__Stated task__.
Only the lines from the start of the data to the line containing "const sweepPoints = 401;", both included, should be output, exactly and without pictures.

--- Start Stored data ---

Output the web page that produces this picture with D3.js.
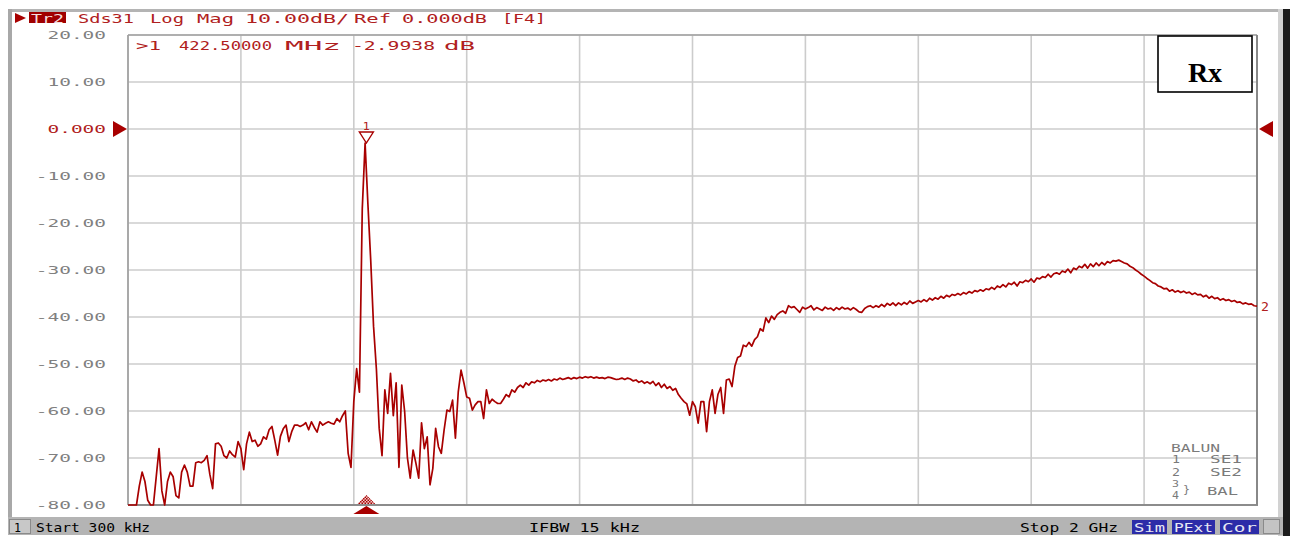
<!DOCTYPE html>
<html>
<head>
<meta charset="utf-8">
<script src="https://cdn.jsdelivr.net/npm/d3@7"></script>
<style>
  html, body { margin: 0; padding: 0; background: #fff; }
  svg { display: block; }
</style>
</head>
<body>
<div id="canvas"></div>
<script>
// sweep: 401 points, 300 kHz .. 2 GHz (MHz)
const startMHz = 0.3;
const stopMHz = 2000;
const sweepPoints = 401;

// Sds31 trace, dB
const traceDb = [
  -81, -82, -81, -80.5, -76, -73, -75, -79, -82, -83,
  -74, -68, -77, -82, -75, -73, -74, -78, -78.5, -73,
  -71.5, -73, -76, -76, -71, -70.8, -71, -70.5, -69.5, -73.5,
  -76.5, -67, -66.8, -67.5, -69.5, -70, -68.5, -69.3, -69.8, -66.5,
  -68, -72.5, -67, -64.5, -66.5, -66.2, -67.5, -67, -65.5, -66,
  -64, -63.3, -66.2, -69.4, -65.4, -63.8, -63, -66.5, -64.4, -63,
  -63, -63.3, -63, -62.5, -64, -62.3, -63.5, -64.5, -62.3, -63,
  -62.6, -62.3, -62.6, -62.8, -61.6, -62.3, -61, -60, -69, -72,
  -58, -51, -56, -17, -3, -16, -28, -42, -51, -63.7,
  -69.5, -55.5, -60.5, -52, -61, -54, -72, -54.5, -60, -70,
  -74.3, -68.3, -71.1, -74.3, -62.5, -68, -65.5, -75.7, -72.2, -63.7,
  -67.6, -69, -64, -59.8, -60.1, -57.7, -65.8, -56, -51.3, -54,
  -57, -57.3, -59.8, -58.7, -58, -58, -61.6, -55.5, -58.4, -57.5,
  -58, -58.4, -58.4, -57.5, -56.5, -57, -55.5, -56, -55, -54.5,
  -55, -54, -54.5, -53.8, -54, -53.5, -53.8, -53.4, -53.6, -53.3,
  -53.6, -53.2, -53.4, -53.0, -53.3, -53.1, -52.9, -53.2, -52.9, -53.1,
  -52.8, -53.0, -52.7, -52.9, -52.7, -53.0, -52.8, -53.0, -52.9, -53.1,
  -52.8, -52.9, -53.1, -53.3, -53.2, -53.0, -53.3, -53.0, -53.2, -53.6,
  -53.4, -53.9, -53.6, -54.1, -53.8, -54.2, -53.7, -54.6, -54.0, -55.0,
  -54.3, -55.2, -54.8, -55.6, -55.2, -56.5, -57.3, -58.0, -58.5, -60.9,
  -58.0, -59.1, -62.6, -58.0, -58.0, -64.4, -58.0, -55.5, -60.5, -56.5,
  -55.0, -60.5, -53.4, -53.2, -54.8, -50.5, -48.6, -48.3, -46.0, -46.3,
  -45.4, -46.2, -44.8, -44.2, -42.5, -43.0, -40.2, -41.2, -39.8, -40.5,
  -39.5, -39.0, -38.7, -39.2, -37.6, -38.0, -37.8, -38.4, -39.0, -37.9,
  -38.3, -38.0, -37.6, -38.5, -38.0, -38.3, -38.6, -37.9, -38.3, -38.1,
  -38.6, -38.0, -38.4, -37.9, -38.3, -38.1, -38.5, -38.0, -38.4, -38.9,
  -39.0, -38.2, -37.8, -37.6, -38.0, -37.6, -37.9, -37.3, -37.8, -37.1,
  -37.5, -37.0, -37.6, -37.0, -37.4, -36.9, -37.3, -36.6, -37.1, -36.8,
  -36.5, -36.8, -36.3, -36.7, -36.0, -36.4, -35.9, -36.2, -35.6, -36.0,
  -35.4, -35.7, -35.2, -35.4, -35.0, -35.3, -34.8, -35.1, -34.6, -34.9,
  -34.4, -34.6, -34.2, -34.5, -34.0, -34.2, -33.7, -34.1, -33.4, -33.7,
  -33.1, -33.6, -32.8, -33.1, -32.6, -33.4, -32.5, -32.7, -32.2, -32.5,
  -31.9, -32.6, -31.7, -31.9, -31.4, -31.6, -30.9, -31.5, -30.8, -30.6,
  -30.9, -30.2, -30.5, -29.8, -30.6, -29.6, -29.9, -29.2, -29.5, -28.8,
  -29.6, -28.7, -29.3, -28.5, -29.1, -28.4, -28.9, -28.2, -28.5, -28.0,
  -28.1, -27.9, -28.2, -28.5, -28.7, -29.2, -29.5, -30.0, -30.4, -30.9,
  -31.3, -31.8, -32.2, -32.7, -32.9, -33.4, -33.6, -34.0, -33.9, -34.5,
  -34.2, -34.7, -34.4, -34.8, -34.5, -34.9, -34.7, -35.2, -34.9, -35.3,
  -35.2, -35.7, -35.4, -36.0, -35.6, -36.1, -35.9, -36.4, -36.1, -36.5,
  -36.3, -36.7, -36.5, -36.9, -36.8, -37.2, -37.0, -37.3, -37.2, -37.6,
  -37.7
];

const yTicks = [20, 10, 0, -10, -20, -30, -40, -50, -60, -70, -80];
const yTickLabels = ['20.00', '10.00', '0.000', '-10.00', '-20.00', '-30.00', '-40.00', '-50.00', '-60.00', '-70.00', '-80.00'];
const refDb = 0;

const markerFreq = 422.5;
const markerDb = -2.9938;
const markerReadout = ['>1', '422.50000', 'MHz', '-2.9938', 'dB'];

const titleWords = ['Sds31', 'Log', 'Mag', '10.00dB/', 'Ref', '0.000dB', '[F4]'];
const statusTexts = ['Start 300 kHz', 'IFBW 15 kHz', 'Stop 2 GHz'];
const statusFlags = ['Sim', 'PExt', 'Cor'];

const red = '#a80000';
const textRed = '#b02020';
const mono = 'DejaVu Sans Mono';

const svg = d3
  .select('#canvas')
  .append('svg')
  .attr('width', 1296)
  .attr('height', 539)
  .style('background-color', '#ffffff');

// stretched pixel-font look: every word gets its own width
function word(g, str, x, y, w, size, color, anchor) {
  return g.append('text')
    .attr('x', x)
    .attr('y', y)
    .attr('font-family', mono)
    .attr('font-size', size)
    .attr('fill', color)
    .attr('text-anchor', anchor || 'start')
    .attr('textLength', w)
    .attr('lengthAdjust', 'spacingAndGlyphs')
    .text(str);
}

// window frame
svg.append('rect').attr('x', 8).attr('y', 9).attr('width', 1276).attr('height', 3).attr('fill', '#b4b4b4');
svg.append('rect').attr('x', 8).attr('y', 9).attr('width', 4).attr('height', 509).attr('fill', '#a8a8a8');
svg.append('rect').attr('x', 1278).attr('y', 9).attr('width', 5).attr('height', 527).attr('fill', '#d2d2d2');
svg.append('rect').attr('x', 1283).attr('y', 9).attr('width', 7).attr('height', 527).attr('fill', '#1c1c1c');

const x = d3.scaleLinear().domain([startMHz, stopMHz]).range([128, 1257]);
const y = d3.scaleLinear().domain([-80, 20]).range([505, 35]).clamp(true);

const plot = svg.append('g');
plot.append('rect')
  .attr('x', x(startMHz)).attr('y', y(20))
  .attr('width', x(stopMHz) - x(startMHz)).attr('height', y(-80) - y(20))
  .attr('fill', '#ffffff');

const xGrid = d3.range(11).map((i) => startMHz + (i * (stopMHz - startMHz)) / 10);

plot.selectAll('line.vgrid')
  .data(xGrid)
  .join('line')
  .attr('class', 'vgrid')
  .attr('x1', (d) => x(d)).attr('x2', (d) => x(d))
  .attr('y1', y(20)).attr('y2', y(-80))
  .attr('stroke', '#cccccc')
  .attr('stroke-width', 1.6);

plot.selectAll('line.hgrid')
  .data(yTicks)
  .join('line')
  .attr('class', 'hgrid')
  .attr('x1', x(startMHz)).attr('x2', x(stopMHz))
  .attr('y1', (d) => y(d)).attr('y2', (d) => y(d))
  .attr('stroke', '#cccccc')
  .attr('stroke-width', 1.4);

plot.append('line')
  .attr('x1', x(startMHz)).attr('x2', x(startMHz)).attr('y1', y(20)).attr('y2', y(-80))
  .attr('stroke', '#9a9a9a').attr('stroke-width', 1.5);
plot.append('line')
  .attr('x1', x(startMHz)).attr('x2', x(stopMHz)).attr('y1', y(20)).attr('y2', y(20))
  .attr('stroke', '#a0a0a0').attr('stroke-width', 1.5);
plot.append('line')
  .attr('x1', x(startMHz)).attr('x2', x(stopMHz) + 1).attr('y1', y(-80)).attr('y2', y(-80))
  .attr('stroke', '#8c8c8c').attr('stroke-width', 2);
plot.append('line')
  .attr('x1', x(stopMHz)).attr('x2', x(stopMHz)).attr('y1', y(20)).attr('y2', y(-80))
  .attr('stroke', '#888888').attr('stroke-width', 2);

// y tick labels
svg.selectAll('text.ytick')
  .data(yTicks)
  .join('text')
  .attr('class', 'ytick')
  .attr('x', 106)
  .attr('y', (d) => y(d) + 4)
  .attr('text-anchor', 'end')
  .attr('font-family', mono)
  .attr('font-size', 11)
  .attr('fill', (d) => (d === refDb ? textRed : '#808080'))
  .attr('textLength', (d, i) => yTickLabels[i].length * 11.7)
  .attr('lengthAdjust', 'spacingAndGlyphs')
  .text((d, i) => yTickLabels[i]);

// reference position arrows
svg.append('path')
  .attr('d', `M113,${y(refDb) - 8}L127,${y(refDb)}L113,${y(refDb) + 8}Z`)
  .attr('fill', red);
svg.append('path')
  .attr('d', `M1273,${y(refDb) - 8}L1259,${y(refDb)}L1273,${y(refDb) + 8}Z`)
  .attr('fill', red);

// trace
const freqs = traceDb.map((d, i) => startMHz + (i * (stopMHz - startMHz)) / (sweepPoints - 1));
const line = d3.line()
  .x((d, i) => x(freqs[i]))
  .y((d) => y(d));

plot.append('path')
  .datum(traceDb)
  .attr('d', line)
  .attr('fill', 'none')
  .attr('stroke', red)
  .attr('stroke-width', 1.7)
  .attr('stroke-linejoin', 'round');

word(svg, '2', x(stopMHz) + 4, y(traceDb[traceDb.length - 1]) + 5, 8, 12, textRed);

// marker 1
const mx = x(markerFreq);
const my = y(markerDb);
svg.append('path')
  .attr('d', `M${mx - 7},${my - 11}L${mx + 7},${my - 11}L${mx},${my}Z`)
  .attr('fill', '#ffffff')
  .attr('stroke', red)
  .attr('stroke-width', 1.4);
word(svg, '1', mx, my - 13, 7, 11, textRed, 'middle');

const defs = svg.append('defs');
const pat = defs.append('pattern')
  .attr('id', 'checker')
  .attr('width', 3).attr('height', 3)
  .attr('patternUnits', 'userSpaceOnUse');
pat.append('rect').attr('width', 3).attr('height', 3).attr('fill', '#f0c8c8');
pat.append('rect').attr('width', 1.5).attr('height', 1.5).attr('fill', red);
pat.append('rect').attr('x', 1.5).attr('y', 1.5).attr('width', 1.5).attr('height', 1.5).attr('fill', red);

svg.append('path')
  .attr('d', `M${mx},${y(-80) - 10}L${mx + 9},${y(-80) - 1}L${mx - 9},${y(-80) - 1}Z`)
  .attr('fill', 'url(#checker)');
svg.append('path')
  .attr('d', `M${mx},${y(-80) + 1}L${mx + 13},${y(-80) + 9}L${mx - 13},${y(-80) + 9}Z`)
  .attr('fill', red);

// marker readout
const readoutX = [136, 179, 285, 352, 444];
const readoutW = [25, 93, 56, 83, 31];
markerReadout.forEach((s, i) => word(svg, s, readoutX[i], 50, readoutW[i], 13, textRed));

// title line
svg.append('path').attr('d', 'M15,13L26,18L15,23Z').attr('fill', red);
svg.append('rect').attr('x', 29).attr('y', 12).attr('width', 37).attr('height', 11).attr('fill', '#a00000');
word(svg, 'Tr2', 31, 22.5, 33, 13, '#f4dede');
const titleX = [78, 150, 197, 245, 354, 402, 502];
const titleW = [56, 34, 37, 104, 37, 85, 44];
titleWords.forEach((s, i) => word(svg, s, titleX[i], 22.5, titleW[i], 13, textRed));

// Rx box
svg.append('rect')
  .attr('x', 1158).attr('y', 36).attr('width', 94).attr('height', 56)
  .attr('fill', '#ffffff').attr('stroke', '#000000').attr('stroke-width', 1.6);
svg.append('text')
  .attr('x', 1205).attr('y', 82)
  .attr('text-anchor', 'middle')
  .attr('font-family', 'Liberation Serif')
  .attr('font-weight', 'bold')
  .attr('font-size', 28)
  .attr('fill', '#000000')
  .text('Rx');

// balun port legend
const legendGray = '#7a7a7a';
word(svg, 'BALUN', 1171, 452, 49, 11, legendGray);
word(svg, '1', 1172, 463, 8, 11, legendGray);
word(svg, 'SE1', 1210, 463, 32, 11, legendGray);
word(svg, '2', 1172, 476, 8, 11, legendGray);
word(svg, 'SE2', 1210, 476, 32, 11, legendGray);
word(svg, '3', 1172, 487, 7, 9, legendGray);
word(svg, '}', 1183, 493, 7, 11, legendGray);
word(svg, 'BAL', 1207, 495, 31, 11, legendGray);
word(svg, '4', 1172, 499, 7, 10, legendGray);

// status bar
svg.append('rect').attr('x', 8).attr('y', 517).attr('width', 1275).attr('height', 18).attr('fill', '#b4b4b4');
svg.append('rect').attr('x', 9.5).attr('y', 519.5).attr('width', 21).attr('height', 14)
  .attr('fill', '#c8c8c8').attr('stroke', '#8a8a8a').attr('stroke-width', 1);
word(svg, '1', 14, 532, 7, 13, '#000000');
const statusX = [36, 529, 1020];
const statusW = [114, 111, 98];
statusTexts.forEach((s, i) => word(svg, s, statusX[i], 532, statusW[i], 13, '#000000'));

const flagX = [1132, 1172, 1220];
const flagW = [35, 43, 39];
statusFlags.forEach((s, i) => {
  svg.append('rect')
    .attr('x', flagX[i]).attr('y', 520).attr('width', flagW[i]).attr('height', 14)
    .attr('fill', '#2c2ca8');
  word(svg, s, flagX[i] + 2, 532, flagW[i] - 4, 13, '#e8e8f4');
});
svg.append('rect').attr('x', 1263.5).attr('y', 519.5).attr('width', 16).attr('height', 14)
  .attr('fill', '#c4c4c4').attr('stroke', '#8a8a8a').attr('stroke-width', 1);
</script>
</body>
</html>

--- End Stored data ---

__Solution to this exercise__.
Output the web page that produces this picture with D3.js.
<!DOCTYPE html>
<html>
<head>
<meta charset="utf-8">
<script src="https://cdn.jsdelivr.net/npm/d3@7"></script>
<style>
  html, body { margin: 0; padding: 0; background: #fff; }
  svg { display: block; }
</style>
</head>
<body>
<div id="canvas"></div>
<script>
// sweep: 401 points, 300 kHz .. 2 GHz (MHz)
const startMHz = 0.3;
const stopMHz = 2000;
const sweepPoints = 401;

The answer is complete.